__Exercise directions__.
Pictures stay out of the copy. Repeat exactly the lines from the first entry below through the line that contains "from bokeh.resources import INLINE", and nothing beyond.

__Data records__.
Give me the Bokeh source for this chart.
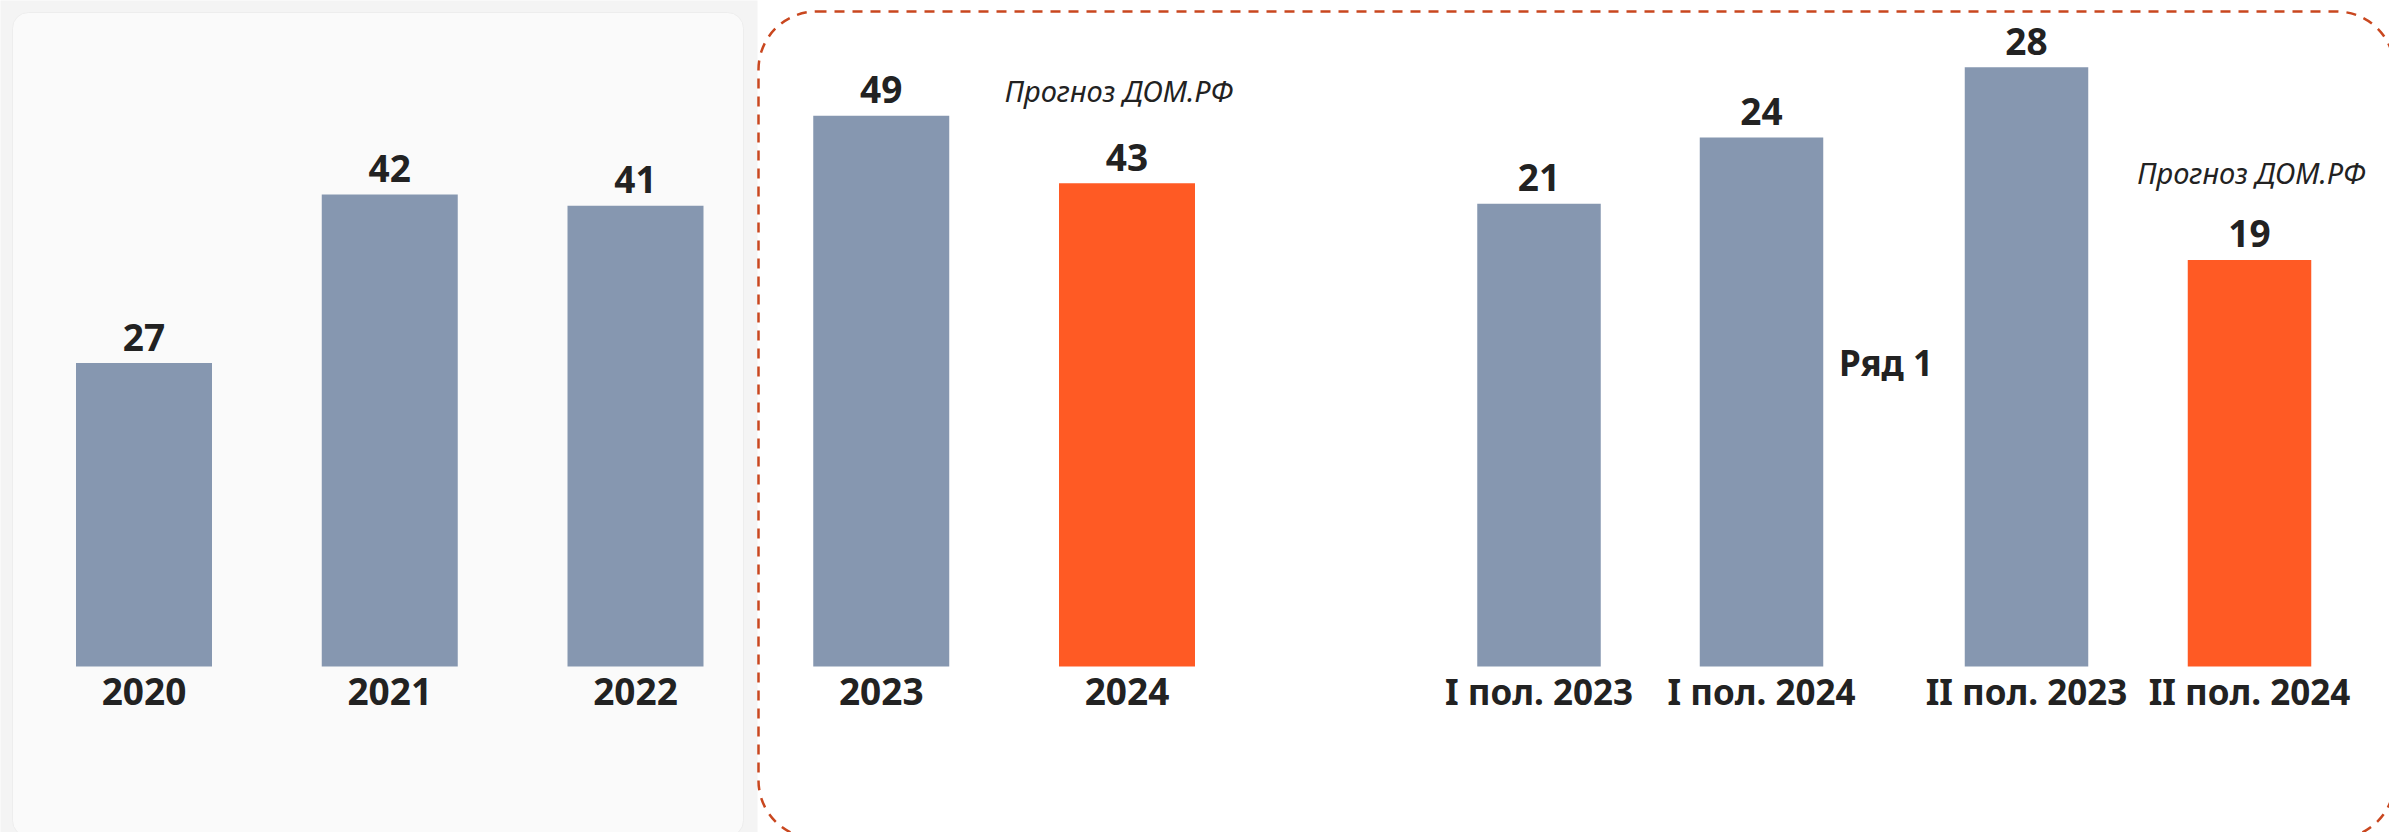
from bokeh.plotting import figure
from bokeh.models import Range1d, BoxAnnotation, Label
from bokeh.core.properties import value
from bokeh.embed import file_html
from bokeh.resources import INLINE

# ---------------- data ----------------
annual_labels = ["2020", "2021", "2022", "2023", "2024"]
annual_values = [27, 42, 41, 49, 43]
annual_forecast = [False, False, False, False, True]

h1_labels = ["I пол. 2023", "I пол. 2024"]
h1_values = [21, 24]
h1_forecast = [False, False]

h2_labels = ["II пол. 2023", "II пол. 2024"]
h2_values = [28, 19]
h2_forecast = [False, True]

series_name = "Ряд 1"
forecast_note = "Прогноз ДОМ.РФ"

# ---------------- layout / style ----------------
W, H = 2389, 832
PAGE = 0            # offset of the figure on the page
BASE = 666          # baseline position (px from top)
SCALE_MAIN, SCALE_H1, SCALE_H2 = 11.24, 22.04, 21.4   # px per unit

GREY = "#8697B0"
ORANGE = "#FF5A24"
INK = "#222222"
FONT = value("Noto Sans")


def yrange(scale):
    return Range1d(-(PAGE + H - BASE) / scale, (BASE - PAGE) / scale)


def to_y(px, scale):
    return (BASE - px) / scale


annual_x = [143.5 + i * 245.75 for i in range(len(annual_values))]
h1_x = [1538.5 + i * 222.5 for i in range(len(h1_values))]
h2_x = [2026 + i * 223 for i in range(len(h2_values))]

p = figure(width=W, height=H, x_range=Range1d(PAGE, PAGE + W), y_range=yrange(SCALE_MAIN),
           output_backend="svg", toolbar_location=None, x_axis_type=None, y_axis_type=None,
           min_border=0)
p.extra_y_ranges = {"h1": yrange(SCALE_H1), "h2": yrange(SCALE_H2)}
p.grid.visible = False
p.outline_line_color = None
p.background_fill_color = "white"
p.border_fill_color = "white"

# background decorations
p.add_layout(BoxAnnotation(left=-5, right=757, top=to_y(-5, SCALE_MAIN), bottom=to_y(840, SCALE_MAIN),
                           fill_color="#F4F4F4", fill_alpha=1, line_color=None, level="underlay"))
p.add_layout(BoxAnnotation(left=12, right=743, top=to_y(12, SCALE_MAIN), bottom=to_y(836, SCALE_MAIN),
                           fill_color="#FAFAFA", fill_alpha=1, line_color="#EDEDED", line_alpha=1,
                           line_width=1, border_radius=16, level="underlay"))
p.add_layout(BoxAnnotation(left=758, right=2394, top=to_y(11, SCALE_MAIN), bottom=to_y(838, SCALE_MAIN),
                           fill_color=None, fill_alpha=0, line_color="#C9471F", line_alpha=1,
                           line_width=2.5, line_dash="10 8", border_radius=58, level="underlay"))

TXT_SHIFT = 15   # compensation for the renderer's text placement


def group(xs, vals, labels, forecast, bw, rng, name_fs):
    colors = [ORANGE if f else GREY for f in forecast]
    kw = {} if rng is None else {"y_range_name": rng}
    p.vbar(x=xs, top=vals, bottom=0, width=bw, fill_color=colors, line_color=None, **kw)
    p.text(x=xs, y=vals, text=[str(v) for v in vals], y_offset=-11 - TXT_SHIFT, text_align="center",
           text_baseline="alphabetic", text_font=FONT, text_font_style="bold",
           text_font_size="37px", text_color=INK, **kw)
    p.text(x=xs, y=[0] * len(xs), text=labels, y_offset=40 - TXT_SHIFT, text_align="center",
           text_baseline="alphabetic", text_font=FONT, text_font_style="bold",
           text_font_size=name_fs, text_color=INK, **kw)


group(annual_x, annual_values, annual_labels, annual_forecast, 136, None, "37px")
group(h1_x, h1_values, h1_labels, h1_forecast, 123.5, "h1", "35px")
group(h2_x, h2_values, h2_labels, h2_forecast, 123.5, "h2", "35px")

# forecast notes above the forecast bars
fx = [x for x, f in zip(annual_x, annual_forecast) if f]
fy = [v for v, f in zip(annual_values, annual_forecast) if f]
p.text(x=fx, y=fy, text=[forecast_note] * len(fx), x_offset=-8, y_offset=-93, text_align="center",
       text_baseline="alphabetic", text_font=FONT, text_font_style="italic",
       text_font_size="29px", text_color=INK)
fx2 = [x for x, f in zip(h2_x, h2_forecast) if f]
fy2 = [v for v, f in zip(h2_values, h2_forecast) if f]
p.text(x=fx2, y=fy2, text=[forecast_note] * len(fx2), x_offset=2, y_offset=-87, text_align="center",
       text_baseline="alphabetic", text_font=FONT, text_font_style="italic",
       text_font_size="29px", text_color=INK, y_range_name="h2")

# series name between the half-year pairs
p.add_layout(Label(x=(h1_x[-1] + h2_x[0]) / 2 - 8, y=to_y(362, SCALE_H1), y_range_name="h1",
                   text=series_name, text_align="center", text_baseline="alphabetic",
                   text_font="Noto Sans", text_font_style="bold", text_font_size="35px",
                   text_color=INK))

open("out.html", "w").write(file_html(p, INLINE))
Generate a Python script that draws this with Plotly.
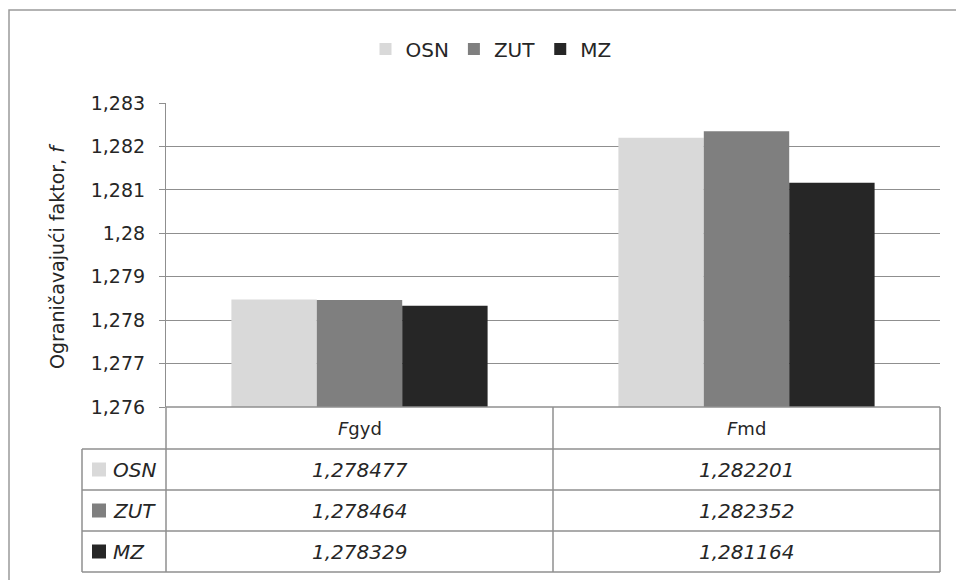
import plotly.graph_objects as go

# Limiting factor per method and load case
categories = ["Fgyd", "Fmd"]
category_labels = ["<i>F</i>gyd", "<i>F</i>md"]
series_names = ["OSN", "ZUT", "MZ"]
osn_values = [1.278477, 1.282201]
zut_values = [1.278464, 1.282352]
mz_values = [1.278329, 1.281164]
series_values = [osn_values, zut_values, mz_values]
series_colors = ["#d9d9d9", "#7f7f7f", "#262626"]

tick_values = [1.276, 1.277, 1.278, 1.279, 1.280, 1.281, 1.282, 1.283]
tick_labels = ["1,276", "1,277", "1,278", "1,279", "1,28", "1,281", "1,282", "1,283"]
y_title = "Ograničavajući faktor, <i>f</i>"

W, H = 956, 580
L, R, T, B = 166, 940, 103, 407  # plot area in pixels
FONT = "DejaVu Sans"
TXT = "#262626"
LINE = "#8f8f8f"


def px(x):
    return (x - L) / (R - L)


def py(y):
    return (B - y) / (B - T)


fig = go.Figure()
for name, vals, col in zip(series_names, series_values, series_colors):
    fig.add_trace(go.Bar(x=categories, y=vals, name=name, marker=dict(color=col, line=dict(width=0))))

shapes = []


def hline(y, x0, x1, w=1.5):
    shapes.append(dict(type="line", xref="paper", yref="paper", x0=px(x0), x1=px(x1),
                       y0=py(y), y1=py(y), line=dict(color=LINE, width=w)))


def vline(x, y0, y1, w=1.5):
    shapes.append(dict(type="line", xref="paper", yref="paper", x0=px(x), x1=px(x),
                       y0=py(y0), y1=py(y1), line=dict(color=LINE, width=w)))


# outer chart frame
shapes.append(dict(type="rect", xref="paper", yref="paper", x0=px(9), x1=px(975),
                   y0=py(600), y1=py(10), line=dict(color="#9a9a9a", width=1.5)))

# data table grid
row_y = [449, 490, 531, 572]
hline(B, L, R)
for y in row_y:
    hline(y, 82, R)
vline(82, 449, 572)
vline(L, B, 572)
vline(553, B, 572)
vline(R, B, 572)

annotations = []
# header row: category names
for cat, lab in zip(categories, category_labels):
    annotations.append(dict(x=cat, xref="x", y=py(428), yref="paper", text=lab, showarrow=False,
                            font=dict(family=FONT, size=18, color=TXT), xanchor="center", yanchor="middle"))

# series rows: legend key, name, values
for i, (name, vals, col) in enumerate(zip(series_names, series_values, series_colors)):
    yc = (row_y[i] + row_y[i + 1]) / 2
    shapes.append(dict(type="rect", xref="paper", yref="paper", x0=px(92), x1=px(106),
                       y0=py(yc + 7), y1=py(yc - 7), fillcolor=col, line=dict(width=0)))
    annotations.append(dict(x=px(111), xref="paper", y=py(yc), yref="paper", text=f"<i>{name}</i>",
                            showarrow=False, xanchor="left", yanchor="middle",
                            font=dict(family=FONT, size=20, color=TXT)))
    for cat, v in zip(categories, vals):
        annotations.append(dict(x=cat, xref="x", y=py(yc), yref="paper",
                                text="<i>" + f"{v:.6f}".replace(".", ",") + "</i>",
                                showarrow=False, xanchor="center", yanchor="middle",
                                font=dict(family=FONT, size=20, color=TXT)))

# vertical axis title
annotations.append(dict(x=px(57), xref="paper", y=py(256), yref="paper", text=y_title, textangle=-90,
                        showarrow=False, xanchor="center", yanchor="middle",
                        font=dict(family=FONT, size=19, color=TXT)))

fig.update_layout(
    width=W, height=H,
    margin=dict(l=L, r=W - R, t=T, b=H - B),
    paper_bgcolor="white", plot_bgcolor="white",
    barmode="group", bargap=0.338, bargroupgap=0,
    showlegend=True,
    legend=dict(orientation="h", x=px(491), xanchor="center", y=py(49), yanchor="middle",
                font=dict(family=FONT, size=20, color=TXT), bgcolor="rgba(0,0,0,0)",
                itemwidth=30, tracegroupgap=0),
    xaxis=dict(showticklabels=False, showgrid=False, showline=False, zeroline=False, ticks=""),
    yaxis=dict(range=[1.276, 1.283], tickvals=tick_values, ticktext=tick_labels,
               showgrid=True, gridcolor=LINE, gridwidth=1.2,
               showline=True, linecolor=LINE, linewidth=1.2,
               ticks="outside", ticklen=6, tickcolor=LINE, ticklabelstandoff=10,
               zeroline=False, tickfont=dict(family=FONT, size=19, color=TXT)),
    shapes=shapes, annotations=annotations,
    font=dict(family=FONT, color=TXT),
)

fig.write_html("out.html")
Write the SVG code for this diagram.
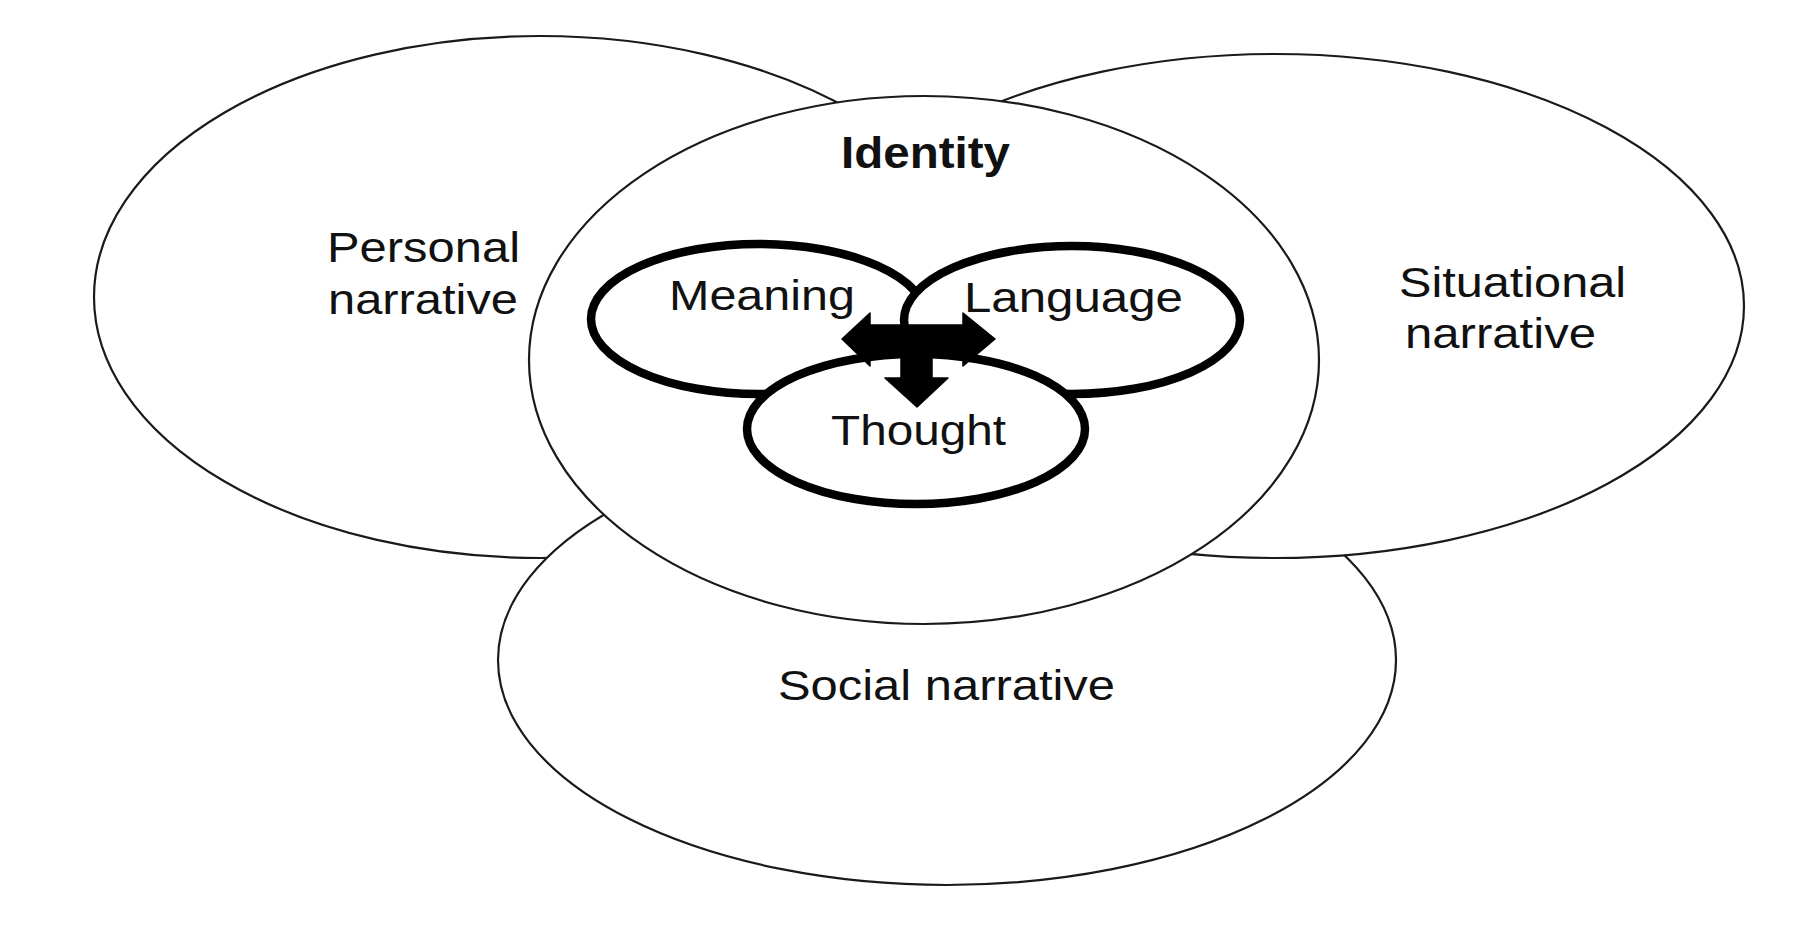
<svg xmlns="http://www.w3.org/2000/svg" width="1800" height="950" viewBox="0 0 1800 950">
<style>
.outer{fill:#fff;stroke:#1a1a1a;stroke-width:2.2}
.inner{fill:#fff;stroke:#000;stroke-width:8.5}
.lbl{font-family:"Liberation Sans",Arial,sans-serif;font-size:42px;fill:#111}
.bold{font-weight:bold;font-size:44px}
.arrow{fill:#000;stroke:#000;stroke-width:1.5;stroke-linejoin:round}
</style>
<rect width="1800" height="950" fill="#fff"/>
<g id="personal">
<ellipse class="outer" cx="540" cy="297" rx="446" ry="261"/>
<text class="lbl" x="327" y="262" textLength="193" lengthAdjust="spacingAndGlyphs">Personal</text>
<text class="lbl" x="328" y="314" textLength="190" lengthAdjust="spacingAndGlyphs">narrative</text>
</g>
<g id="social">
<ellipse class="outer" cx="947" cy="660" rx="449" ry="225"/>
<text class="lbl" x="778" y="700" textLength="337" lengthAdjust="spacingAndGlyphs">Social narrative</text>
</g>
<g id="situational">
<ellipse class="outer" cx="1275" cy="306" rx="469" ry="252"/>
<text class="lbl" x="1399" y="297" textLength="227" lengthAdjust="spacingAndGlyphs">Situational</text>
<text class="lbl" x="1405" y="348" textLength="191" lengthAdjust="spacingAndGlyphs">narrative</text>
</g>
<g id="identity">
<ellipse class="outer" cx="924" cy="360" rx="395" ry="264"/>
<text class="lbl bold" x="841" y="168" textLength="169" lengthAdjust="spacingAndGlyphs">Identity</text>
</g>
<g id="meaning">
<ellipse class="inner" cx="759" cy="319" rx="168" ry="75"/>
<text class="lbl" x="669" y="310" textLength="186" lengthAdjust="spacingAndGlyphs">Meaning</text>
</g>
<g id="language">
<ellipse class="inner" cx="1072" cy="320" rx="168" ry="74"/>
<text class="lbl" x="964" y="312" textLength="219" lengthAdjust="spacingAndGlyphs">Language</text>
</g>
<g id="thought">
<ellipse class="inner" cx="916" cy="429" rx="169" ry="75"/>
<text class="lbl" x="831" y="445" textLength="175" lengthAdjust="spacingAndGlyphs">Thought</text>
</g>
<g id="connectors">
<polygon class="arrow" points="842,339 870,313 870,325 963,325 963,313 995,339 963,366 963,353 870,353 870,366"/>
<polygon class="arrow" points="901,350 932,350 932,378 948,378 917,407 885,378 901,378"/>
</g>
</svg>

__Full output__.
Give me the Bokeh source for this chart.
from bokeh.plotting import figure
from bokeh.models import Range1d, BoxAnnotation, Label
from bokeh.core.properties import value
from bokeh.embed import file_html
from bokeh.resources import INLINE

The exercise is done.